Mais d’une, aspirait-il seulement à devenir un culte postmoderne ? Et de deux, était-ce une si mauvaise idée que de le rendre accessible aux collégiens ? Jojo Rabbit est avant tout un conte moral sous forme de chronique d’enfance simplement troussée d’une façon insolite, sans prétention autre que celle de servir de mise en garde contre l’embrigadement idéologique. Et l’on revient à l’importance de comprendre que Waititi a filmé à hauteur d’enfant, comme l’était E.T.. Les couleurs chaudes de la photographie parlent d’elles-mêmes. Le cahier de croquis des clichés juifs ne révolutionne rien, mais il n’est que la moquerie d’une adolescente à l’intention d’un garçonnet. Le film est à certains endroits maladroitement lyrique, lors de l’attaque alliée par exemple, mais le plan au ralenti du capitaine K. fièrement dressé dans son uniforme, sa cape rouge flottant au vent, c’est la réalité amplifiée par la sensibilité de Jojo. Et à partir du moment où l’on cesse d’attendre du subversif à tous les coins de plan, on peut apprécier sans modération l’émotion douce-amère qui imprègne les relations entre les personnages.

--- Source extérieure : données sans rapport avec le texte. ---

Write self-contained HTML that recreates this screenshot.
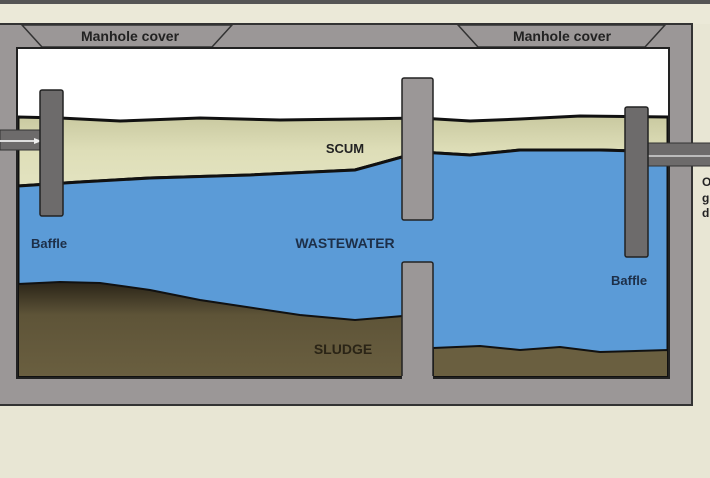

Le film est émaillé de scènes touchantes, essentiellement entre Jojo et sa mère, à commencer par celle au bord du canal (où la légère insistance de Waititi sur les chaussures de cette dernière ont donné un mauvais pressentiment aux plus perceptifs d’entre nous…), mais aussi entre Jojo et Elsa, dont la relation finit par fonctionner dans le dernier acte. Sans surprise, le cast n’est pas pour rien dans le fait que la sauce prend. Le petit Aryen en chef Roman Griffin Davis, physiquement très crédible en fils de Scarlett et ressemblant étrangement au gamin du Tambour, fait un excellent boulot, et Thomasin McKenzie, qui joue la jeune Juive, est clairement un talent à suivre ; dans l’ensemble, Waititi a donné l’occasion à ses acteurs de JOUER, jusqu’à Scarlett, qui a ici droit à une super scène dans laquelle elle joue le père absent du héros pour se donner (avec succès) de l’autorité. Le MCU l’occupe décidément trop…

Conclusion

Jojo Rabbit est un film peut-être pas toujours certain de ce qu’il est, un peu inégal, capable de finir à la fois sur quelque chose de terriblement académique, une citation de Rilke (et même pas géniale en plus), et sur un choix musical topissime (la version allemande de Heroes chantée par David Bowie en personne), qui en fait une des plus belles fins de film de mémoire récente à mes yeux. Mais il sera de bout en bout animé par le même entrain et la même générosité. La même envie de danser. Au risque de pécher par excès de candeur, j’y vois un des films qui m’ont inspiré le plus de sympathie, de mémoire récente, et félicite sa qualité d’étrangeté dans un paysage hollywoodien de plus en plus formaté. Au pire, c’est mignon, comme un lapin. Sur ce, bis später.